The National Academy of Construction has elected Christopher J. Mossey, Fermilab deputy director for the Long-Baseline Neutrino Facility, as a member of its class of 2019. He was inducted Oct. 24 at the NAC annual meeting in Nashville, Tennessee. The new class includes 39 inductees. Mossey was selected from more than 300 leaders who were considered for NAC membership.
NAC cited Mossey as a “military and private sector leader deeply committed to conservation, sustainability, and the environment and supporting female, minority, and young engineers through mentoring.”
Election criteria for NAC include leadership, exceptional service, a continued commitment to making a contribution, past recognition by peers for innovation and being recognized as “best of the best.”

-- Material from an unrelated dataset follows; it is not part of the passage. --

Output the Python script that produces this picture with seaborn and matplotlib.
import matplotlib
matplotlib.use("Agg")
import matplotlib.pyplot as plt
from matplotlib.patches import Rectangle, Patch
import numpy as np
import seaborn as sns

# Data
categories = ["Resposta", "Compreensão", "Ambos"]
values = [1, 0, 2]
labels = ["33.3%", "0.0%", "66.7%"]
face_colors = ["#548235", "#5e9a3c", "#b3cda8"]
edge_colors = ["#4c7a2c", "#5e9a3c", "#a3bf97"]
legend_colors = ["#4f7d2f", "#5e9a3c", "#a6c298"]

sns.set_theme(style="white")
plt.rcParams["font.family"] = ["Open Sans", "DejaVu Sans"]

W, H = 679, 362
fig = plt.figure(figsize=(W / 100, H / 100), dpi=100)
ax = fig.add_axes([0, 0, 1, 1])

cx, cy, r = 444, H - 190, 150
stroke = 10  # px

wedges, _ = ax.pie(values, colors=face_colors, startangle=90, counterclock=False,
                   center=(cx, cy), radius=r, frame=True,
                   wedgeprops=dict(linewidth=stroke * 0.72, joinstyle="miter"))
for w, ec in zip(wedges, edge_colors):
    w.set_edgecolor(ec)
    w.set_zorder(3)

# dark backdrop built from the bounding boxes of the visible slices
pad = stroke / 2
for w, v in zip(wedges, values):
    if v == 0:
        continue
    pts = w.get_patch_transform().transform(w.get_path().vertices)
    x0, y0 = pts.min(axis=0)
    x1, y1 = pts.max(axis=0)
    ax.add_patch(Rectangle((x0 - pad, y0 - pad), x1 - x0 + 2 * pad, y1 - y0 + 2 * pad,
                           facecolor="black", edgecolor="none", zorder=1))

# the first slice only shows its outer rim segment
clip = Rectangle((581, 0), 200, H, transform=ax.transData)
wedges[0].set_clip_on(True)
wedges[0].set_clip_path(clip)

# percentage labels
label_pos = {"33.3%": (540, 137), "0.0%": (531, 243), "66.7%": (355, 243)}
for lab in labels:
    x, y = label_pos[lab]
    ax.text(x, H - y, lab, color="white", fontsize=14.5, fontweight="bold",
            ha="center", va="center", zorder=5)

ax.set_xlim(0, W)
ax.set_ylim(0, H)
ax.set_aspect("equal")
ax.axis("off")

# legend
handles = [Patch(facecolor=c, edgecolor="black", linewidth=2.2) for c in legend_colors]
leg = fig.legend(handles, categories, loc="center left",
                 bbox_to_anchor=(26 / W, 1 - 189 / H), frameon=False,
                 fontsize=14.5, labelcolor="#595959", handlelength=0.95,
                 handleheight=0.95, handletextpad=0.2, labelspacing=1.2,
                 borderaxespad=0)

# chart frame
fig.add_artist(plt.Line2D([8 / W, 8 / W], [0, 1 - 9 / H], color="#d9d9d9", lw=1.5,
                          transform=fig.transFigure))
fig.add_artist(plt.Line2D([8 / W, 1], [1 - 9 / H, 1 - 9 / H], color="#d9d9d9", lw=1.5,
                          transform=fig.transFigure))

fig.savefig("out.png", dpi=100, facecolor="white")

A retired rear admiral, Mossey has more than three decades of experience leading design and construction programs. His last active duty assignment was as chief of the Civil Engineer Corps and commander of the Naval Facilities Engineering Command, a 19,000-person global organization that provides planning, engineering, construction and public works support to the U.S. Navy, Marine Corps, and other defense organizations. He is a fellow of the Society of American Military Engineers and served as the organization’s president from 2010-11. He holds a bachelor’s degree in electrical engineering from Cornell University and a master’s in construction management from Stanford University.
The National Academy of Construction, established in 1999, is an organization of industry leaders ― construction users, engineers, designers, constructors, consultants, attorneys, sureties, editors and academics ― who have made outstanding, life-long contributions to the design, construction and engineering industries.